1137 – Style & Substance

For those that might be interested, I’m gradually shifting my style to be more impressionist and less literal, especially in my work with music and jazz. I’ve been looking at photos of musicians for decades, mine and a host of others, and frankly – I sometimes get to the point where another shot of a trumpet under contrasty purple light is about as interesting as yet another shot of a plump sparrow sitting on a branch in the morning light. It’s been done to death. It tells me nothing and worse, if it is mine – it says I have nothing new to say.

I totally reject that idea. 

I have been experimenting with this change, little by little, for months. If you follow my work, you’ve seen impressionist-style work in almost every set. My aim now is to make it more of a statement, both of what I do and the subjects I take photos of.


As an example I submit, “Thoughtful” from post 1138, coming today. It is the product of some time spent on developing a style in a program that allows me to use tools and techniques not available in Lightroom, my usual editing tool, as well as to  save styles that I can use to set as a base to build on repeatedly. This particular style gives the photo a line and stipple look that for some subjects can be quite interesting.

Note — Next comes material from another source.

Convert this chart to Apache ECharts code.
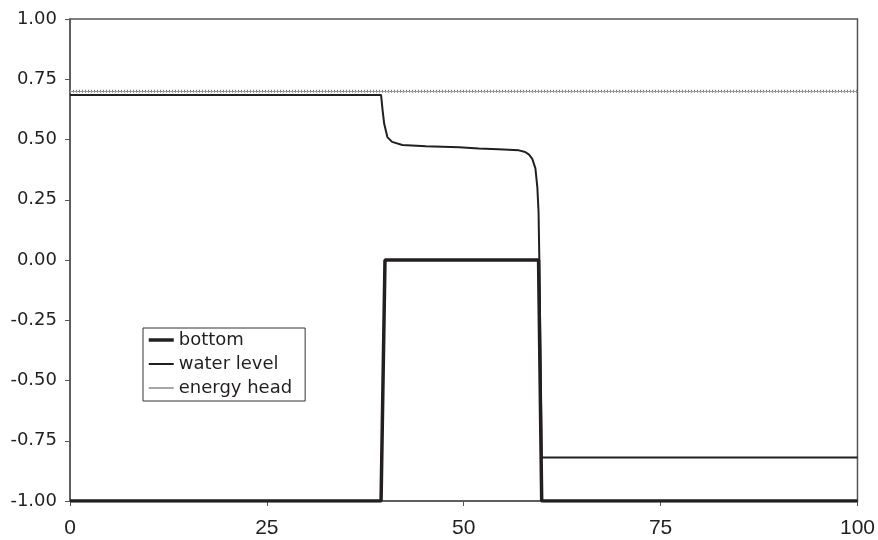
<!DOCTYPE html>
<html>
<head>
<meta charset="utf-8">
<script src="https://cdn.jsdelivr.net/npm/echarts@6/dist/echarts.min.js"></script>
<style>
  html, body { margin: 0; padding: 0; background: #fff; }
  #chart { width: 878px; height: 540px; }
</style>
</head>
<body>
<div id="chart"></div>
<script>
// x positions / values
const bottomX = [0, 39.5, 40.0, 59.5, 59.9, 100]
const bottomY = [-1, -1, 0, 0, -1, -1]

const waterX = [0, 39.5, 39.7, 39.9, 40.3, 40.9, 42.2, 45.2, 49.4, 51.9, 54.4, 57.0, 57.8, 58.3, 58.7, 59.1, 59.35, 59.5, 59.6, 59.9, 100]
const waterY = [0.685, 0.685, 0.62, 0.565, 0.51, 0.49, 0.477, 0.472, 0.468, 0.463, 0.46, 0.455, 0.448, 0.437, 0.42, 0.38, 0.3, 0.2, 0.0, -0.82, -0.82]

const energyX = [0, 100]
const energyY = [0.70, 0.70]

const seriesNames = ['bottom', 'water level', 'energy head']

const pairs = (xs, ys) => xs.map((x, i) => [x, ys[i]])

const chart = echarts.init(document.getElementById('chart'))

const axisColor = '#555'
const hideSymbol = { opacity: 0 }

const option = {
  animation: false,
  grid: {
    left: 70,
    right: 18,
    top: 19,
    bottom: 39,
    show: true,
    borderColor: axisColor,
    borderWidth: 1.5,
  },
  legend: {
    orient: 'vertical',
    left: 143,
    top: 328,
    padding: [3, 13, 4, 4],
    itemWidth: 25,
    itemHeight: 14,
    itemGap: 6,
    borderColor: '#333',
    borderWidth: 1,
    backgroundColor: '#fff',
    textStyle: {
      fontFamily: 'DejaVu Sans',
      fontSize: 18,
      color: '#231f20',
    },
    data: [
      { name: 'bottom', itemStyle: hideSymbol, lineStyle: { width: 3.5, color: '#231f20' } },
      { name: 'water level', itemStyle: hideSymbol, lineStyle: { width: 2, color: '#231f20' } },
      { name: 'energy head', itemStyle: hideSymbol, lineStyle: { type: 'solid', width: 1.5, color: '#888' } },
    ],
  },
  xAxis: {
    type: 'value',
    min: 0,
    max: 100,
    interval: 25,
    splitLine: { show: false },
    axisLine: { onZero: false, lineStyle: { color: axisColor, width: 1.5 } },
    axisTick: { length: 5, lineStyle: { color: axisColor } },
    axisLabel: {
      margin: 17,
      color: '#231f20',
      fontFamily: 'Liberation Sans',
      fontSize: 21,
    },
  },
  yAxis: {
    type: 'value',
    min: -1,
    max: 1,
    interval: 0.25,
    splitLine: { show: false },
    axisLine: { show: true, onZero: false, lineStyle: { color: axisColor, width: 1.5 } },
    axisTick: { show: true, length: 5, lineStyle: { color: axisColor } },
    axisLabel: {
      margin: 13,
      color: '#231f20',
      fontFamily: 'DejaVu Sans',
      fontSize: 18,
      formatter: (v) => v.toFixed(2),
    },
  },
  series: [
    {
      name: seriesNames[0],
      type: 'line',
      data: pairs(bottomX, bottomY),
      symbol: 'none',
      z: 3,
      lineStyle: { color: '#231f20', width: 3.5 },
      itemStyle: { color: '#231f20' },
    },
    {
      name: seriesNames[1],
      type: 'line',
      data: pairs(waterX, waterY),
      symbol: 'none',
      z: 2,
      lineStyle: { color: '#231f20', width: 2 },
      itemStyle: { color: '#231f20' },
    },
    {
      name: seriesNames[2],
      type: 'line',
      data: pairs(energyX, energyY),
      symbol: 'none',
      z: 1,
      lineStyle: { color: '#777', width: 3, type: [1, 2] },
      itemStyle: { color: '#777' },
      markLine: {
        silent: true,
        symbol: 'none',
        label: { show: false },
        lineStyle: { type: 'solid', color: '#999', width: 1 },
        data: [{ yAxis: energyY[0] }],
      },
    },
  ],
}

chart.setOption(option)
</script>
</body>
</html>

Another point that has also been evolving has been the presentation of my photos. I’ve found a bit of success offering them as “grandes” – large, canvas-wraps on board. These are printed on art canvas and because they are mounted on board with a framework behind them – they are very stable and good for many installations where statement art is needed. These new styles are tuned to that type of installation and are more detailed than they may appear if you are viewing them on Facebook or your cell phone.

Thoughtful – detail view

So, that’s what is coming. Take a look and tell me what you think as the next blog post unfolds its wings to fly across the internets…

3 Responses

  1. Coop says:

    I an technologically illiterate, but what you have created by manipulating the original photograph (I assume?) is mesmerizing and magical. Kudos to you for stretching your already broad talent. Keep having fun and thanks for sharing

  2. Mary Lou Halbach says:

    Very interesting technique, Mike. I once had an art professor who basically forced us to do sketches for two weeks using nothing but line and stipple in India ink. It taught us to explore the unknown and allowed us to become totally, intensely aware of the play of light, dark and space in our drawings. To this day this form intrigues me. I still have a couple of those drawings somewhere in all of the boxes of stuff we moved down. Hmmmm…. Great work! Love it.

    • mike says:

      Thank you! It is something similar to the way I learned – limitation is a powerful agent of innovation. I did it in this series too. I at one point, I sat down on a bench in front of the library and most of this series from that point of view. That sort of thing never fails to sharpen your eye.